- La Palma in Canary Islands rocked by quake swarm.
- Is the swarm a harbinger of a coming volcanic eruption?
- What happens if Cumbre Vieja volcano erupts?
- Will the volcano collapse into the sea causing a tsunami?
- If so, could countries around Atlantic be hit by a tsunami?
La Palma island is home to the Cumbre Vieja volcano, as well as to 86,000 people, a population that increases significantly during tourist season. On Saturday, Oct 7, 2017, and continuing into Tuesday, La Palma has been rattled by an earthquake swarm of more than 40 quakes, between 1.5 and 2.7 in magnitude, in only 48 hours.
Cumbre Vieja (Old Summit), an active though dormant volcanic ridge, most recently erupted in 1949 and 1971.
Although the magnitudes of the quakes were low and deep, María José Blanco, director of National Geographic Institute said “the island has never recorded a similar swarm.” In fact, this earthquake swarm is “different from any seismic activity previously recorded” since monitoring began on La Palma.
According to the Institute, the largest quake in the swarm was at 1:00 pm on Saturday and followed by 10 tremors that took the swarm total to more than 40 by Tuesday,
Tsunami (AKA “tidal wave”): A long, high sea wave caused by an earthquake, volcanic eruption, coastal or submarine landslide, or other disturbance. It can travel hundreds of miles over open sea, causing extensive damage when it encounters land.
Question: How would an eruption at Cumbre Vieja volcano affect the world?
Answer: Spain, Britain, US East Coast, and others would most likely be hit by an eruption-caused tsunami, with hundreds of thousands of coastal dwellers affected.

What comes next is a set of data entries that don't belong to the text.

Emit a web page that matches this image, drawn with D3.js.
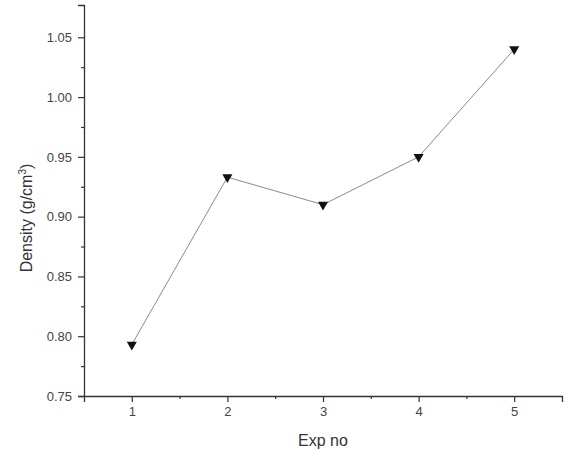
<!DOCTYPE html>
<html>
<head>
<meta charset="utf-8">
<script src="https://cdn.jsdelivr.net/npm/d3@7"></script>
<style>
  body { margin: 0; background: #fff; }
  text { font-family: "Liberation Sans", Arial, sans-serif; }
</style>
</head>
<body>
<div id="chart"></div>
<script>
"use strict";

// data
var expNo = [1, 2, 3, 4, 5];
var density = [0.793, 0.933, 0.910, 0.950, 1.040];
var xTicks = [1, 2, 3, 4, 5];
var yTicks = [0.75, 0.80, 0.85, 0.90, 0.95, 1.00, 1.05];

var width = 568;
var height = 455;
var axisColor = "#333";
var textColor = "#444";

var x = d3.scaleLinear().domain([0.5, 5.5]).range([84, 562]);
var y = d3.scaleLinear().domain([0.75, 1.077]).range([396, 5]);

var svg = d3.select("#chart")
  .append("svg")
  .attr("width", width)
  .attr("height", height);

// x axis with minor ticks at halves
svg.append("g")
  .attr("transform", "translate(0," + y(0.75) + ")")
  .call(d3.axisBottom(x).tickValues(xTicks).tickFormat(d3.format("d")).tickSize(6).tickPadding(5));
svg.append("g")
  .attr("transform", "translate(0," + y(0.75) + ")")
  .call(d3.axisBottom(x).tickValues([1.5, 2.5, 3.5, 4.5]).tickFormat("").tickSize(3))
  .select(".domain").remove();

// y axis with minor ticks between
svg.append("g")
  .attr("transform", "translate(" + x(0.5) + ",0)")
  .call(d3.axisLeft(y).tickValues(yTicks).tickFormat(d3.format(".2f")).tickSize(6).tickPadding(6));
svg.append("g")
  .attr("transform", "translate(" + x(0.5) + ",0)")
  .call(d3.axisLeft(y).tickValues([0.775, 0.825, 0.875, 0.925, 0.975, 1.025]).tickFormat("").tickSize(3))
  .select(".domain").remove();

svg.selectAll(".domain").attr("stroke", axisColor).attr("stroke-width", 1.3);
svg.selectAll(".tick line").attr("stroke", axisColor).attr("stroke-width", 1.2);
svg.selectAll(".tick text")
  .attr("fill", textColor)
  .style("font-family", "'Liberation Sans', Arial, sans-serif")
  .style("font-size", "13px");

// connecting line
var points = expNo.map(function(d, i) {
  return [d, density[i]];
});

svg.append("path")
  .datum(points)
  .attr("fill", "none")
  .attr("stroke", "#8a8a8a")
  .attr("stroke-width", 1)
  .attr("d", d3.line()
    .x(function(p) { return x(p[0]); })
    .y(function(p) { return y(p[1]); }));

// down-triangle markers
svg.append("g")
  .selectAll("path")
  .data(points)
  .enter()
  .append("path")
    .attr("transform", function(p) {
      return "translate(" + x(p[0]) + "," + y(p[1]) + ") rotate(180)";
    })
    .attr("d", d3.symbol().type(d3.symbolTriangle).size(44))
    .attr("fill", "#111");

// axis titles
svg.append("text")
  .attr("x", x(3))
  .attr("y", 446)
  .attr("text-anchor", "middle")
  .attr("fill", "#333")
  .style("font-size", "16px")
  .text("Exp no");

var yTitle = svg.append("text")
  .attr("transform", "translate(32,218) rotate(-90)")
  .attr("text-anchor", "middle")
  .attr("fill", "#333")
  .style("font-size", "16px");
yTitle.append("tspan").text("Density (g/cm");
yTitle.append("tspan").attr("dy", -6).style("font-size", "10px").text("3");
yTitle.append("tspan").attr("dy", 6).text(")");
</script>
</body>
</html>
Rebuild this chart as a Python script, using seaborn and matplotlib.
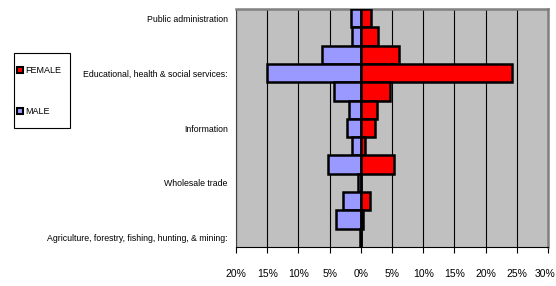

Forecast: A volcano-caused landslide in the Canary Islands could generate a tsunami that hits Spain’s south and west coasts and Portugal. It could also batter North Africa before roaring thousands of miles across the Atlantic Ocean to slam the Caribbean, as well as East Coast of the United States.
Following the earthquake swarm on La Palma, the IGN and the Volcanological Institute of the Canary Islands (Involcan) have increased surveillance on the island to monitor this increase in seismic activity. Additionally, a team of five scientists that plans to visit La Palma to observe the activity, will also increase the number of seismic stations in the volcanic monitoring network.
The Canary Islands are a chain of volcanic ocean islands located off North Africa’s west coast. La Palma island is composed of two large volcanic centers: (1) Taburiente in the north surrounded by a ring of mountains, and (2) Cumbre Vieja in the south, one of the most active volcanoes in the Canaries.
So could a long, high sea wave triggered by a seismic event and travelling faster than a jet plane devastate the coastlines of countries bordering the Atlantic Ocean?
You bet, but as always, you be the judge of that!